We have interviews with Nat Young, Poco’s Rusty Young, Greg Champion, calm guru Paul Wilson and a lot of other things including book extracts from surfer/author friend Murray Walding and the great Rod Laver. In this edition too, we have input from Art Gallery of NSW, National Portrait Gallery, Pancare Foundation and Tim Page.

I’ll be returning to my home base in NSW soon but first, Kirstie and I will be with Rina Ferris at Cold Chisel’s Saturday gig in Glenelg and then to Melbourne to meet up with business contacts.

I wrote this recently, expiring from the heat and in search of some cultural infusion before hitting the pubs.

Diary of an Independent Publisher –
I was restless. I wanted to interact.

It was a stinking hot late afternoon, too hot to shave. Too hot to do almost anything but I wanted to do something, I walked to the train station and caught the 4.56 pm into the city.
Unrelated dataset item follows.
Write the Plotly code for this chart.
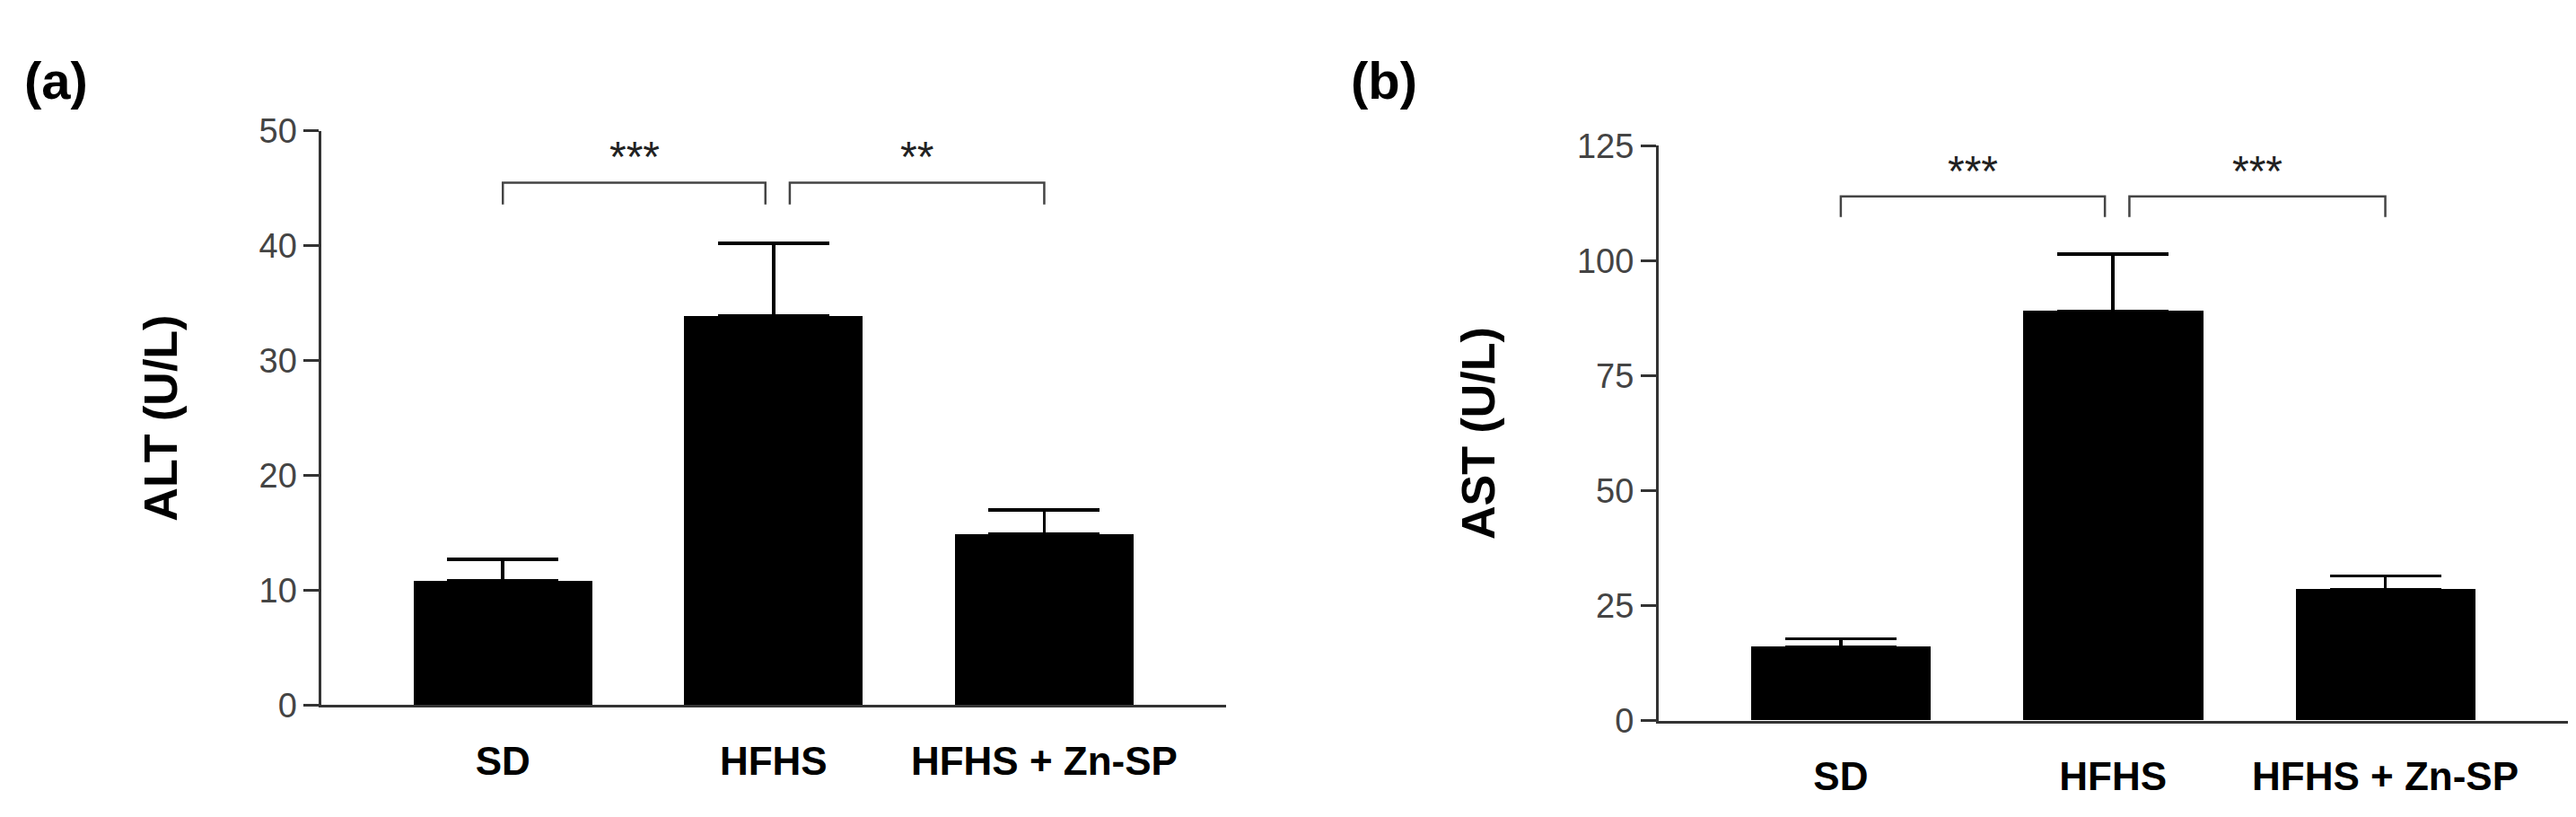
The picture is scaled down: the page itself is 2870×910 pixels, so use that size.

It seemed even hotter in the city but I found shade during a walk along the beautiful North Terrace which houses the Art Gallery, Parliament House, the Museum, Library, Law School, University and Botanical Gardens.

I took photos of the shade and buildings which have dominated Adelaide’s law and education and arts scene. I needed a beer and stopped at the Botanical Hotel.

I saw a couple, sitting outside in the shade and began a conversation. Carl and Joanne were from Manchester, UK. We sat and chatted and bought beers for the next two hours.

They were enjoying their stay in Adelaide and were staying with an Uncle in Mitcham who had been here for 50 years. They were, however, knocked out by the heat. “I couldn’t live here”, Carl told me. They were both longing for rain, snow and weather cold enough to wear a jumper.

Carl told me that if it was snowing on their return to Manchester, he would strip off naked on the tarmac and let it fall on him. In this heat, I told him, I can see how that appeals. They invited me to their farewell bash next Friday.

I caught the train back to Warradale after a martini at the Casino. I got off the train and a car pulled up. The woman inside asked if I had seen her two dogs. I said no. She told me she would give me a lift back to where I was staying.

Thanks, Brodie.

I had a good night and met some good people.